EXERCISE
Count lines holding the word "with". Only the number is wanted.

INPUT DATA
★ ★ ★ ★

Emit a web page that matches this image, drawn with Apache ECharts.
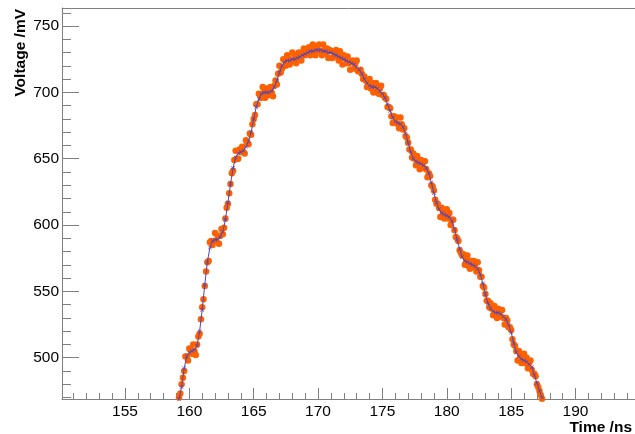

★ ★ ★ ★

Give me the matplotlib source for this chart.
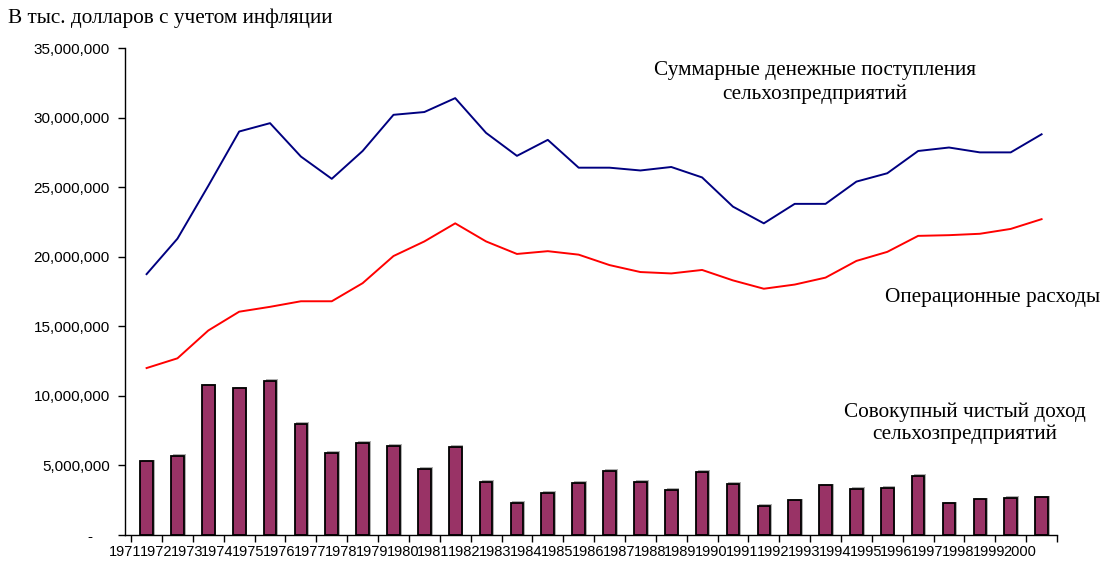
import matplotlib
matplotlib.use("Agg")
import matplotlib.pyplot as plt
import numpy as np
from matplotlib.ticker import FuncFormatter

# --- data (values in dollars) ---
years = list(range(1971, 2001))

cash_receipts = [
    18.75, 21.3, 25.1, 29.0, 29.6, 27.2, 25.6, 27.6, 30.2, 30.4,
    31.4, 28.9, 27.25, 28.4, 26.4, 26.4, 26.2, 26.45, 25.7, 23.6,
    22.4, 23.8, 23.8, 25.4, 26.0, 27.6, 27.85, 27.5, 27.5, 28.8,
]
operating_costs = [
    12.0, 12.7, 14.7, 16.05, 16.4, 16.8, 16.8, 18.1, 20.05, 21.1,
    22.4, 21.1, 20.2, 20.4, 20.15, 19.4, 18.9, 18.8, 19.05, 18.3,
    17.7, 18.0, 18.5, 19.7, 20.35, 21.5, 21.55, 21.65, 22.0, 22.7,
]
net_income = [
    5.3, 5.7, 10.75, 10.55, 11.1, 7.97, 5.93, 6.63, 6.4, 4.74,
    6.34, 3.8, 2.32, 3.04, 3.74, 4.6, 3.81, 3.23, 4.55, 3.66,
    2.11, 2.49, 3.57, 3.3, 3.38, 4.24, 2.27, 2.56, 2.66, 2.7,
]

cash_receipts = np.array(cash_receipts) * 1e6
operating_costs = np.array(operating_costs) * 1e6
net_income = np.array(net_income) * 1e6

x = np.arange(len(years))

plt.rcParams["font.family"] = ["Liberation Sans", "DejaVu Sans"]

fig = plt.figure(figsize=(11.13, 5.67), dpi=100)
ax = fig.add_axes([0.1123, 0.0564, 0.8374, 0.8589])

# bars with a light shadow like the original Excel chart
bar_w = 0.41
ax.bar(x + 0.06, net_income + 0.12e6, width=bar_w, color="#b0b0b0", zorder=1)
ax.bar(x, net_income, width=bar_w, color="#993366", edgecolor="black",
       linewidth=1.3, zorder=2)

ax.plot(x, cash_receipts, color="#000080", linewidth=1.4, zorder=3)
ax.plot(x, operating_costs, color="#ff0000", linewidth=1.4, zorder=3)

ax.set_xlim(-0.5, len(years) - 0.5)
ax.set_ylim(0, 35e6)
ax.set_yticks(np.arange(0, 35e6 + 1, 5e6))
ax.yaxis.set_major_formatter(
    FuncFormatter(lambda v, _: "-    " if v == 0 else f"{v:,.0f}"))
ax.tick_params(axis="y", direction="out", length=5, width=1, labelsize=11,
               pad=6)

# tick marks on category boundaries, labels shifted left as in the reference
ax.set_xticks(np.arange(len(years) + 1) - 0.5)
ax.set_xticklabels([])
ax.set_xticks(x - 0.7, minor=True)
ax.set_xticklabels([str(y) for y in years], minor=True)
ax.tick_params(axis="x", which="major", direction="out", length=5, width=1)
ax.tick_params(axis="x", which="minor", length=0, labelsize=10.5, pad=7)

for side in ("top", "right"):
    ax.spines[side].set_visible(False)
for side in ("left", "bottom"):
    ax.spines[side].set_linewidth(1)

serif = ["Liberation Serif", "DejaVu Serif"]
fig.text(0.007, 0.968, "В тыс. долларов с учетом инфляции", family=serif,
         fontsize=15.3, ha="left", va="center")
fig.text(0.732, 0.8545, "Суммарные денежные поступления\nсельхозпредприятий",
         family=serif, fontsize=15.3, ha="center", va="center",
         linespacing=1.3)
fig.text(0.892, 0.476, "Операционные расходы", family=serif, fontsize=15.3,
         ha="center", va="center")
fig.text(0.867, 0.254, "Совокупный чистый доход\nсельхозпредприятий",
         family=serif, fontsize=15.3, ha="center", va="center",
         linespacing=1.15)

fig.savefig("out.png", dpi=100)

★ ★ ★ ★

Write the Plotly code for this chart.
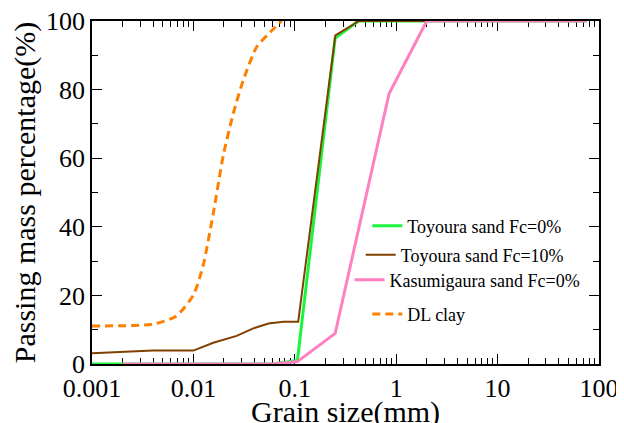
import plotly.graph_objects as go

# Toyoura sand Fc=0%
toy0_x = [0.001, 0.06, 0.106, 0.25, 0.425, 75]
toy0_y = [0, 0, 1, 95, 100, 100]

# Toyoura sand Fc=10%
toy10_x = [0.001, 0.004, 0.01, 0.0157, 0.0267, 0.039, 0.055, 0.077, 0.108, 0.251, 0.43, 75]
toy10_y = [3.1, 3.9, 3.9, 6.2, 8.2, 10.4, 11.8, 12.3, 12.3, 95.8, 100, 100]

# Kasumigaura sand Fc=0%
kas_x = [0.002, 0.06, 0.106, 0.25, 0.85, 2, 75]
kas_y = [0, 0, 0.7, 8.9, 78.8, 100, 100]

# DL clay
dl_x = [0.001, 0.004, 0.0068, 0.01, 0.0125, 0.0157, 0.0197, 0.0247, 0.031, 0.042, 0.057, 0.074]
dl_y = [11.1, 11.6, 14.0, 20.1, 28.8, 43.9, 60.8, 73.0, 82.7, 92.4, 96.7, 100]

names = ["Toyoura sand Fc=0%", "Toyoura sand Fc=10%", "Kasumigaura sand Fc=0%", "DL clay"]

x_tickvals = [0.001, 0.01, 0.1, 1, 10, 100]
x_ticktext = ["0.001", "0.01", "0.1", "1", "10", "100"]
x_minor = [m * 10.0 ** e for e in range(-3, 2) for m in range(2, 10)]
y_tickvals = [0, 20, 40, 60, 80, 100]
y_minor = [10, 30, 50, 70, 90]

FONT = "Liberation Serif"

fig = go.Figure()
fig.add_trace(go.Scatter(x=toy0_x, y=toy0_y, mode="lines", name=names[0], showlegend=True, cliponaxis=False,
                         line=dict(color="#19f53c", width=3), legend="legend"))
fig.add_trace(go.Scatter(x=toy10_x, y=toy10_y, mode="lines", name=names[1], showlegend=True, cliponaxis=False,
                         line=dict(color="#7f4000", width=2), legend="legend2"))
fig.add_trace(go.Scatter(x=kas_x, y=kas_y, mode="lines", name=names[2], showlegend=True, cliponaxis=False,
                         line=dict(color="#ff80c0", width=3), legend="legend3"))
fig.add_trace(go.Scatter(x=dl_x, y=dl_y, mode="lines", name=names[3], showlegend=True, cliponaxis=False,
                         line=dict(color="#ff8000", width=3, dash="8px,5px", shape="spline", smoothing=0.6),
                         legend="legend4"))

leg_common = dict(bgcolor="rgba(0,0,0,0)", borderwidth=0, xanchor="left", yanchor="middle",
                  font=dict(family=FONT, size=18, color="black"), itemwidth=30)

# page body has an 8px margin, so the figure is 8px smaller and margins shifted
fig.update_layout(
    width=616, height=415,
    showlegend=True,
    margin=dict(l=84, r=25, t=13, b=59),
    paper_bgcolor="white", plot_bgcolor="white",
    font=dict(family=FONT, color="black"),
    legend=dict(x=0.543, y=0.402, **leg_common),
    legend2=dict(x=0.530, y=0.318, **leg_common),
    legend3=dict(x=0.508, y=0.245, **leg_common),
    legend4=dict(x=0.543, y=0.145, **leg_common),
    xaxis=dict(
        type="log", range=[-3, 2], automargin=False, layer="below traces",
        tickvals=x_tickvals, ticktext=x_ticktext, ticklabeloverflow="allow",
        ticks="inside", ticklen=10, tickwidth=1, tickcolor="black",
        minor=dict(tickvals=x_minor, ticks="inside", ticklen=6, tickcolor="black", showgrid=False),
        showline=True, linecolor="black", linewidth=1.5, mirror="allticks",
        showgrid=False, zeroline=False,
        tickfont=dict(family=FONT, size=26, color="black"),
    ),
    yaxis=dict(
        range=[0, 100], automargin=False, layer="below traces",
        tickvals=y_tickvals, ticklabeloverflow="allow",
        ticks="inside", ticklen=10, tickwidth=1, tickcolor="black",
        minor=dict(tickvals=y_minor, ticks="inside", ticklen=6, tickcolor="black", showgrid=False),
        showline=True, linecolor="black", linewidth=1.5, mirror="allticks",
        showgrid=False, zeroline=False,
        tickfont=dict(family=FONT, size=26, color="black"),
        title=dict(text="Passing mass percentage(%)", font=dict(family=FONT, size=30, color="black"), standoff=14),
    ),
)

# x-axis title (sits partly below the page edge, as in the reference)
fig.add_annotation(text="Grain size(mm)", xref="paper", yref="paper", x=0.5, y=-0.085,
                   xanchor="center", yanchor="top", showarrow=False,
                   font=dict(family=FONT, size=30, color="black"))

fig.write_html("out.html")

★ ★ ★ ★

SOLUTION
2